**DATA BLOCK:**

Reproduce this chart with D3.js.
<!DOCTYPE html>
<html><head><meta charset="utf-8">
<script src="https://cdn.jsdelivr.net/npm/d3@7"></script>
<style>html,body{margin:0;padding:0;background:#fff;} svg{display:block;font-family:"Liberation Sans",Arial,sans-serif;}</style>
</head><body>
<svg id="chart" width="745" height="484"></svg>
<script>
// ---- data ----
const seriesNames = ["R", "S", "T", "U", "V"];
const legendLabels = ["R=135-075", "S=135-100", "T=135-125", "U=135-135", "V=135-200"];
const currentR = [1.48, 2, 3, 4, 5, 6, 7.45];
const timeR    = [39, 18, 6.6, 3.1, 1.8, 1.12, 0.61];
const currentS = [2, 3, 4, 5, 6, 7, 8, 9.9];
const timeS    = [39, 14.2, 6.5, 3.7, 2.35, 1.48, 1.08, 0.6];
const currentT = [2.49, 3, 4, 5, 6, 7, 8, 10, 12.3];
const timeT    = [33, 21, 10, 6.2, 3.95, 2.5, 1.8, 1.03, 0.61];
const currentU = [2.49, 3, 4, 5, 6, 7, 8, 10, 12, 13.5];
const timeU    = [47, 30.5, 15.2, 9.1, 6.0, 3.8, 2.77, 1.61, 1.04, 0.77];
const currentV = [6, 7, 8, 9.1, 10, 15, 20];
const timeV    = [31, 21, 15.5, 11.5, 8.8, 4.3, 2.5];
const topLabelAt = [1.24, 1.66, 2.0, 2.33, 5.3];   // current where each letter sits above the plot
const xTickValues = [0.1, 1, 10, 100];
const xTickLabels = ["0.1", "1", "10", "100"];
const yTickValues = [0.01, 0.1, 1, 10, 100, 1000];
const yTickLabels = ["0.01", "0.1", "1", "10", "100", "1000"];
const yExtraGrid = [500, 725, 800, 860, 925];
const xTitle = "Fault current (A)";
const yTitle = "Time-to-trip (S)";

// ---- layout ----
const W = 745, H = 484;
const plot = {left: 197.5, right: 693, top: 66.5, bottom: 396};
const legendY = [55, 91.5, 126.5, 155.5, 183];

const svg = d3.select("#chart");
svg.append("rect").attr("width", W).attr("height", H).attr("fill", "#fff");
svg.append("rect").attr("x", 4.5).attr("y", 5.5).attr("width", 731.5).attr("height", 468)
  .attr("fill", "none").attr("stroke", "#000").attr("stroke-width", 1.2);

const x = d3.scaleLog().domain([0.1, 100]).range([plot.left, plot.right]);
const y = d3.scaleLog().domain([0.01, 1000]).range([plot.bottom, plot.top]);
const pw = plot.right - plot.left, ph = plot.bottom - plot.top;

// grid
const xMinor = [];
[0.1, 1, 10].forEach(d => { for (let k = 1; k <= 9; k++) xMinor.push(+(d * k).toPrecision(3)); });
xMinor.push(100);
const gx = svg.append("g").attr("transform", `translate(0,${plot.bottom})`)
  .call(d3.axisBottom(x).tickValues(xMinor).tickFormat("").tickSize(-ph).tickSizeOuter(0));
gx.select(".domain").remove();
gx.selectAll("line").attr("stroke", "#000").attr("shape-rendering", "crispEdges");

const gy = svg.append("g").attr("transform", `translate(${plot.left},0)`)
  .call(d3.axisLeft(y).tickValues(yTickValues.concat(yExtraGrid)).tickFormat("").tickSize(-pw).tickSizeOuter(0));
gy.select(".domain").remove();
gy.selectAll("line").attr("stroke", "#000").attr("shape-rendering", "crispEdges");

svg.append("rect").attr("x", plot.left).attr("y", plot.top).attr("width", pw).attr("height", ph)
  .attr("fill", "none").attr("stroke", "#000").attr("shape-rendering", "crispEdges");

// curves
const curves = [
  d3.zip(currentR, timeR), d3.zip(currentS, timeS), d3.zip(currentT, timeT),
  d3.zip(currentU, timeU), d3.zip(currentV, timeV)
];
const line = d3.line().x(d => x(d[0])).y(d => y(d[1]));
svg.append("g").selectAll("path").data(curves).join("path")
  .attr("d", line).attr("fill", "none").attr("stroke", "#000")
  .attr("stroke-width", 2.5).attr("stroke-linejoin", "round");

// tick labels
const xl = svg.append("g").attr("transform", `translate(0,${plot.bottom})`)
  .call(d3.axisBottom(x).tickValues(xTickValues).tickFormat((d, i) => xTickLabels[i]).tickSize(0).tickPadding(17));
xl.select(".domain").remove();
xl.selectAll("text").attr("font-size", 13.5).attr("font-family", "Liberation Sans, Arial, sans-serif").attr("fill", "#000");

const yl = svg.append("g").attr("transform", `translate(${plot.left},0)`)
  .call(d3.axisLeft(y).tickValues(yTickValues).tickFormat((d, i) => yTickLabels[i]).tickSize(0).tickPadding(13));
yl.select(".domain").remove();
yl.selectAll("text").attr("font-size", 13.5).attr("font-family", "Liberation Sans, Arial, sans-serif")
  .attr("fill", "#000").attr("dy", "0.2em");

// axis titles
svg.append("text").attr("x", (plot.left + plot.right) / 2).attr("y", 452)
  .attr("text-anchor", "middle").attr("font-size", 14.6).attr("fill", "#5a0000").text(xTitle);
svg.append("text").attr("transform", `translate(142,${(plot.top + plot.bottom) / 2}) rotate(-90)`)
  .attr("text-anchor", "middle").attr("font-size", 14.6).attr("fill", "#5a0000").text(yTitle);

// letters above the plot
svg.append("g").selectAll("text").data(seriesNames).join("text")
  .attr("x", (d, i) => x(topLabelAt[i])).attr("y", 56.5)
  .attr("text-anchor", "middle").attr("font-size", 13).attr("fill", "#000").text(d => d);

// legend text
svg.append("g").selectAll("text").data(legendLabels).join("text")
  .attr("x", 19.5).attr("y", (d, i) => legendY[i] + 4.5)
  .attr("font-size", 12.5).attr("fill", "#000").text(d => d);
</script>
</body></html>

**WHAT IS REQUIRED:**
Output all of the data above without any alteration.

**RESULT FOR THIS EXERCISE:**
Reproduce this chart with D3.js.
<!DOCTYPE html>
<html><head><meta charset="utf-8">
<script src="https://cdn.jsdelivr.net/npm/d3@7"></script>
<style>html,body{margin:0;padding:0;background:#fff;} svg{display:block;font-family:"Liberation Sans",Arial,sans-serif;}</style>
</head><body>
<svg id="chart" width="745" height="484"></svg>
<script>
// ---- data ----
const seriesNames = ["R", "S", "T", "U", "V"];
const legendLabels = ["R=135-075", "S=135-100", "T=135-125", "U=135-135", "V=135-200"];
const currentR = [1.48, 2, 3, 4, 5, 6, 7.45];
const timeR    = [39, 18, 6.6, 3.1, 1.8, 1.12, 0.61];
const currentS = [2, 3, 4, 5, 6, 7, 8, 9.9];
const timeS    = [39, 14.2, 6.5, 3.7, 2.35, 1.48, 1.08, 0.6];
const currentT = [2.49, 3, 4, 5, 6, 7, 8, 10, 12.3];
const timeT    = [33, 21, 10, 6.2, 3.95, 2.5, 1.8, 1.03, 0.61];
const currentU = [2.49, 3, 4, 5, 6, 7, 8, 10, 12, 13.5];
const timeU    = [47, 30.5, 15.2, 9.1, 6.0, 3.8, 2.77, 1.61, 1.04, 0.77];
const currentV = [6, 7, 8, 9.1, 10, 15, 20];
const timeV    = [31, 21, 15.5, 11.5, 8.8, 4.3, 2.5];
const topLabelAt = [1.24, 1.66, 2.0, 2.33, 5.3];   // current where each letter sits above the plot
const xTickValues = [0.1, 1, 10, 100];
const xTickLabels = ["0.1", "1", "10", "100"];
const yTickValues = [0.01, 0.1, 1, 10, 100, 1000];
const yTickLabels = ["0.01", "0.1", "1", "10", "100", "1000"];
const yExtraGrid = [500, 725, 800, 860, 925];
const xTitle = "Fault current (A)";
const yTitle = "Time-to-trip (S)";

// ---- layout ----
const W = 745, H = 484;
const plot = {left: 197.5, right: 693, top: 66.5, bottom: 396};
const legendY = [55, 91.5, 126.5, 155.5, 183];

const svg = d3.select("#chart");
svg.append("rect").attr("width", W).attr("height", H).attr("fill", "#fff");
svg.append("rect").attr("x", 4.5).attr("y", 5.5).attr("width", 731.5).attr("height", 468)
  .attr("fill", "none").attr("stroke", "#000").attr("stroke-width", 1.2);

const x = d3.scaleLog().domain([0.1, 100]).range([plot.left, plot.right]);
const y = d3.scaleLog().domain([0.01, 1000]).range([plot.bottom, plot.top]);
const pw = plot.right - plot.left, ph = plot.bottom - plot.top;

// grid
const xMinor = [];
[0.1, 1, 10].forEach(d => { for (let k = 1; k <= 9; k++) xMinor.push(+(d * k).toPrecision(3)); });
xMinor.push(100);
const gx = svg.append("g").attr("transform", `translate(0,${plot.bottom})`)
  .call(d3.axisBottom(x).tickValues(xMinor).tickFormat("").tickSize(-ph).tickSizeOuter(0));
gx.select(".domain").remove();
gx.selectAll("line").attr("stroke", "#000").attr("shape-rendering", "crispEdges");

const gy = svg.append("g").attr("transform", `translate(${plot.left},0)`)
  .call(d3.axisLeft(y).tickValues(yTickValues.concat(yExtraGrid)).tickFormat("").tickSize(-pw).tickSizeOuter(0));
gy.select(".domain").remove();
gy.selectAll("line").attr("stroke", "#000").attr("shape-rendering", "crispEdges");

svg.append("rect").attr("x", plot.left).attr("y", plot.top).attr("width", pw).attr("height", ph)
  .attr("fill", "none").attr("stroke", "#000").attr("shape-rendering", "crispEdges");

// curves
const curves = [
  d3.zip(currentR, timeR), d3.zip(currentS, timeS), d3.zip(currentT, timeT),
  d3.zip(currentU, timeU), d3.zip(currentV, timeV)
];
const line = d3.line().x(d => x(d[0])).y(d => y(d[1]));
svg.append("g").selectAll("path").data(curves).join("path")
  .attr("d", line).attr("fill", "none").attr("stroke", "#000")
  .attr("stroke-width", 2.5).attr("stroke-linejoin", "round");

// tick labels
const xl = svg.append("g").attr("transform", `translate(0,${plot.bottom})`)
  .call(d3.axisBottom(x).tickValues(xTickValues).tickFormat((d, i) => xTickLabels[i]).tickSize(0).tickPadding(17));
xl.select(".domain").remove();
xl.selectAll("text").attr("font-size", 13.5).attr("font-family", "Liberation Sans, Arial, sans-serif").attr("fill", "#000");

const yl = svg.append("g").attr("transform", `translate(${plot.left},0)`)
  .call(d3.axisLeft(y).tickValues(yTickValues).tickFormat((d, i) => yTickLabels[i]).tickSize(0).tickPadding(13));
yl.select(".domain").remove();
yl.selectAll("text").attr("font-size", 13.5).attr("font-family", "Liberation Sans, Arial, sans-serif")
  .attr("fill", "#000").attr("dy", "0.2em");

// axis titles
svg.append("text").attr("x", (plot.left + plot.right) / 2).attr("y", 452)
  .attr("text-anchor", "middle").attr("font-size", 14.6).attr("fill", "#5a0000").text(xTitle);
svg.append("text").attr("transform", `translate(142,${(plot.top + plot.bottom) / 2}) rotate(-90)`)
  .attr("text-anchor", "middle").attr("font-size", 14.6).attr("fill", "#5a0000").text(yTitle);

// letters above the plot
svg.append("g").selectAll("text").data(seriesNames).join("text")
  .attr("x", (d, i) => x(topLabelAt[i])).attr("y", 56.5)
  .attr("text-anchor", "middle").attr("font-size", 13).attr("fill", "#000").text(d => d);

// legend text
svg.append("g").selectAll("text").data(legendLabels).join("text")
  .attr("x", 19.5).attr("y", (d, i) => legendY[i] + 4.5)
  .attr("font-size", 12.5).attr("fill", "#000").text(d => d);
</script>
</body></html>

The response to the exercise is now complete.